A dozen years ago, service-oriented architecture (SOA) was all the rage. The idea of exposing application services in a standard way (which at the time meant via SOAP) was so attractive. Why not remake our software to reflect the then-new agreement on how applications should communicate?

But the SOA bubble burst pretty quickly. It turned out that solving the technical problem of communicating between software wasn't enough to solve the real problems. In particular, organizations had a very hard time agreeing on what services applications should expose, how those services should be versioned, and who should pay for what. Much like the software reuse bubble engendered by the advent of objects, and for many of the same reasons, the enterprise dream of universal integration through SOA didn't work out for most organizations.

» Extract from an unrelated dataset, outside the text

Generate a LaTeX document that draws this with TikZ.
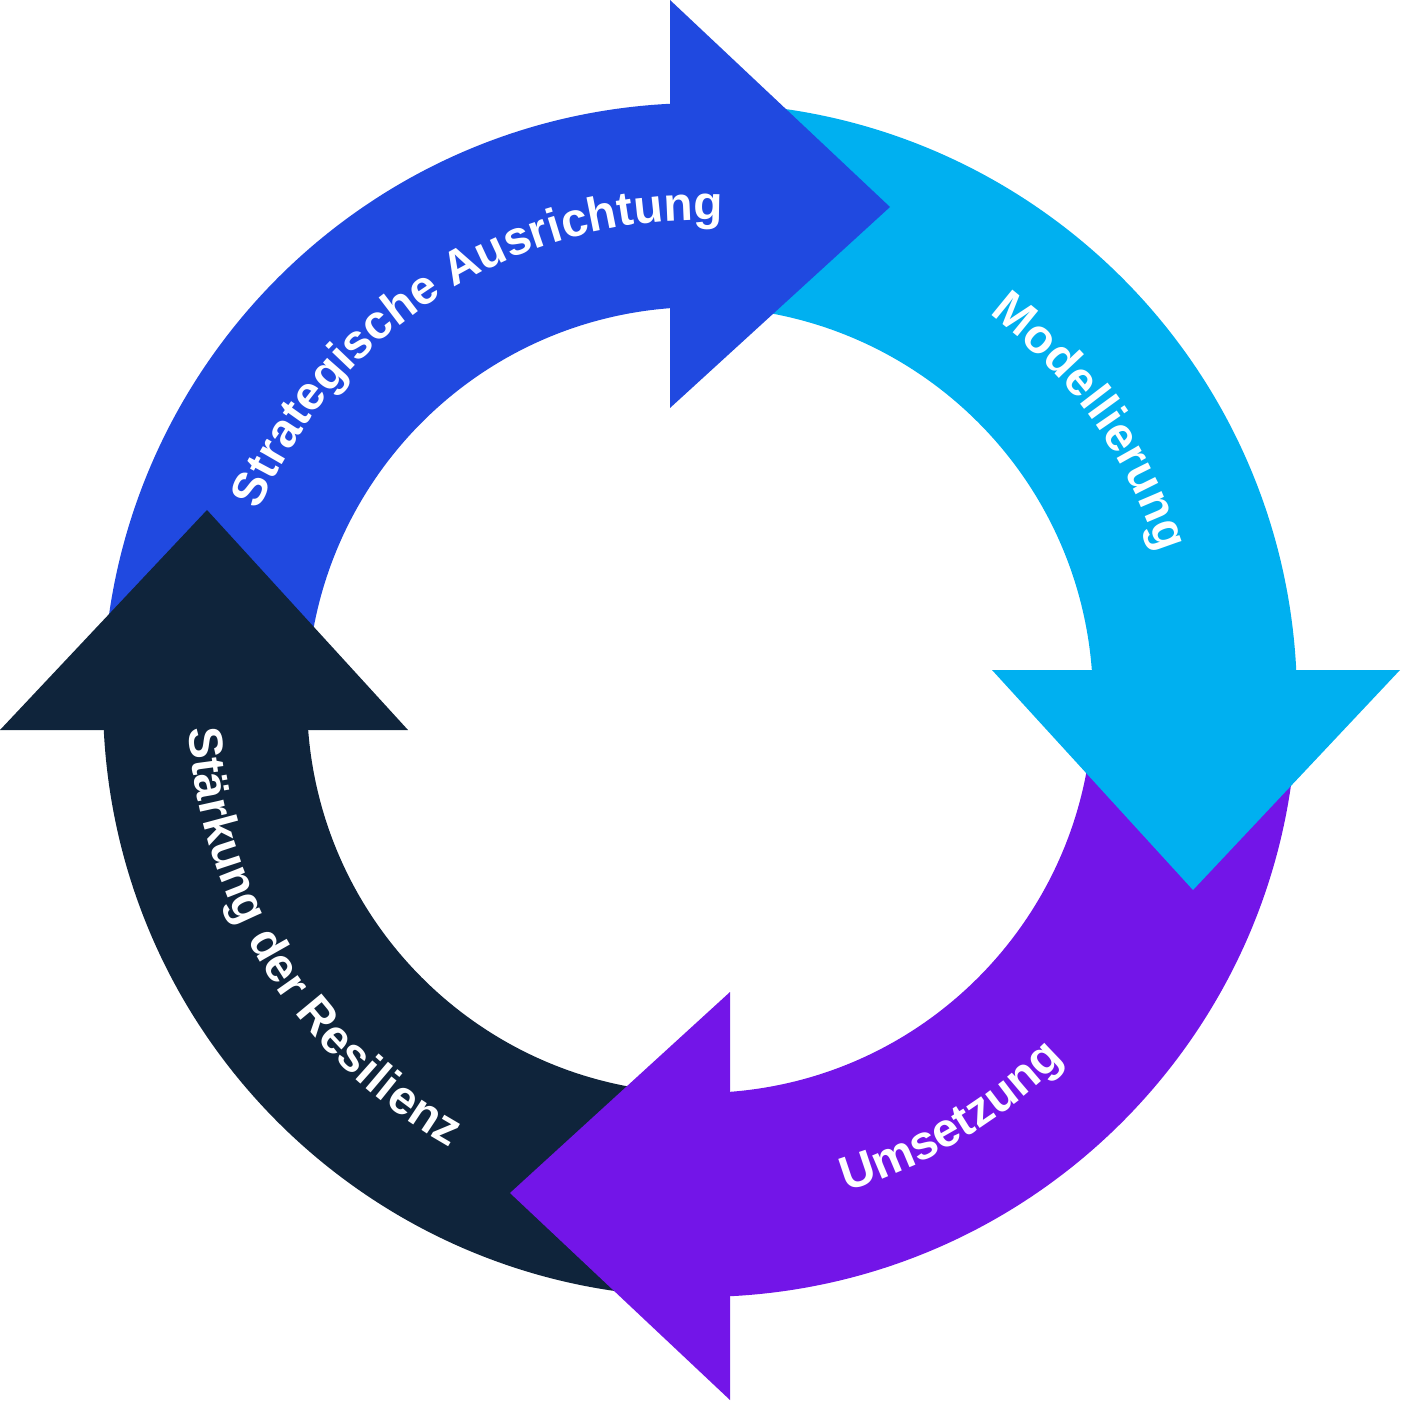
\documentclass[tikz,border=0pt]{standalone}
\usepackage{fontspec}
\setmainfont{Liberation Sans}
\usetikzlibrary{decorations.text}
\definecolor{stratblue}{HTML}{2049E0}
\definecolor{modcyan}{HTML}{00B0F0}
\definecolor{umspurple}{HTML}{7315E8}
\definecolor{resnavy}{HTML}{0F243B}
\tikzset{
  ringlabel/.style={decorate,decoration={text along path,text align=center,
    text={|\color{white}\bfseries\fontsize{13.6}{15}\selectfont|#1}}}
}
\begin{document}
\begin{tikzpicture}
      \useasboundingbox (-7.00,-7.03) rectangle (7.04,7.00);
      \coordinate (O) at (0,0);

      % ring bodies
      \foreach \rot / \col in {0/stratblue, -90/modcyan, -180/umspurple, -270/resnavy}
      {
        \fill [\col, rotate=\rot] (182:5.97) arc [start angle=182, end angle=92.88, radius=5.97]
          -- (94.38:3.93) arc [start angle=94.38, end angle=182, radius=3.93] -- cycle;
      }
      % arrow heads
      \foreach \rot / \col in {0/stratblue, -90/modcyan, -180/umspurple, -270/resnavy}
      {
        \fill [\col, rotate=\rot] (-0.30,7.00) -- (1.90,4.93) -- (-0.30,2.92) -- cycle;
      }

      % labels
      \path [ringlabel={Strategische Ausrichtung}] (174:4.80) arc [start angle=174, end angle=70, radius=4.80];
      \path [ringlabel={Modellierung}] (80:4.82) arc [start angle=80, end angle=-9, radius=4.82];
      \path [ringlabel={Umsetzung}] (-101:5.12) arc [start angle=-101, end angle=-17, radius=5.12];
      \path [ringlabel={Stärkung der Resilienz}] (165:5.12) arc [start angle=165, end angle=259, radius=5.12];
  \end{tikzpicture}
\end{document}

Yet today, the descendants of SOA live on. Rather than focus on enterprise integration, each of these descendants picked up on a stream of SOA thought and took it further, eventually finding real success. The two most important of these are:
  • API management, where cloud-based services provide a standard mechanism for exposing, managing, and controlling access to software of various kinds. The dominant protocol is now REST, not SOAP, but the idea has gone mainstream through offerings from smaller firms (e.g., Apigee) to big ones (e.g., Microsoft and Amazon). In fact, API management has become so important that CA thinks it's worth running ads in the New York Times to explain the idea to non-technical readers.
  • Microservices, where applications are built from self-contained chunks of code that interact via interfaces.. Rather than the grand enterprise integration schemes that drove much of the original SOA hype, microservices are primarily about building a single application. This simplifies communication--you can often dispense with authentication, for example--while still providing a way to create manageable, easily deployable application components. Once again, the big vendors are here, providing technologies such as Microsoft's Service Fabric to support this approach.
When a new technology appears, it's always hard to know how best to use it. When SOAP first showed up, it kicked off the original SOA thrust toward enterprise integration. This was certainly a worthy goal, but over time, it's become evident that API management and microservices are the approaches that actually worked. It's also become apparent that the complexity of SOAP and its fellow travelers wasn't required--a RESTful approach (or with microservices, maybe something simpler) was usually good enough.

The startup that was SOA a dozen years ago has pivoted to become the much more successful API management and microservices of today.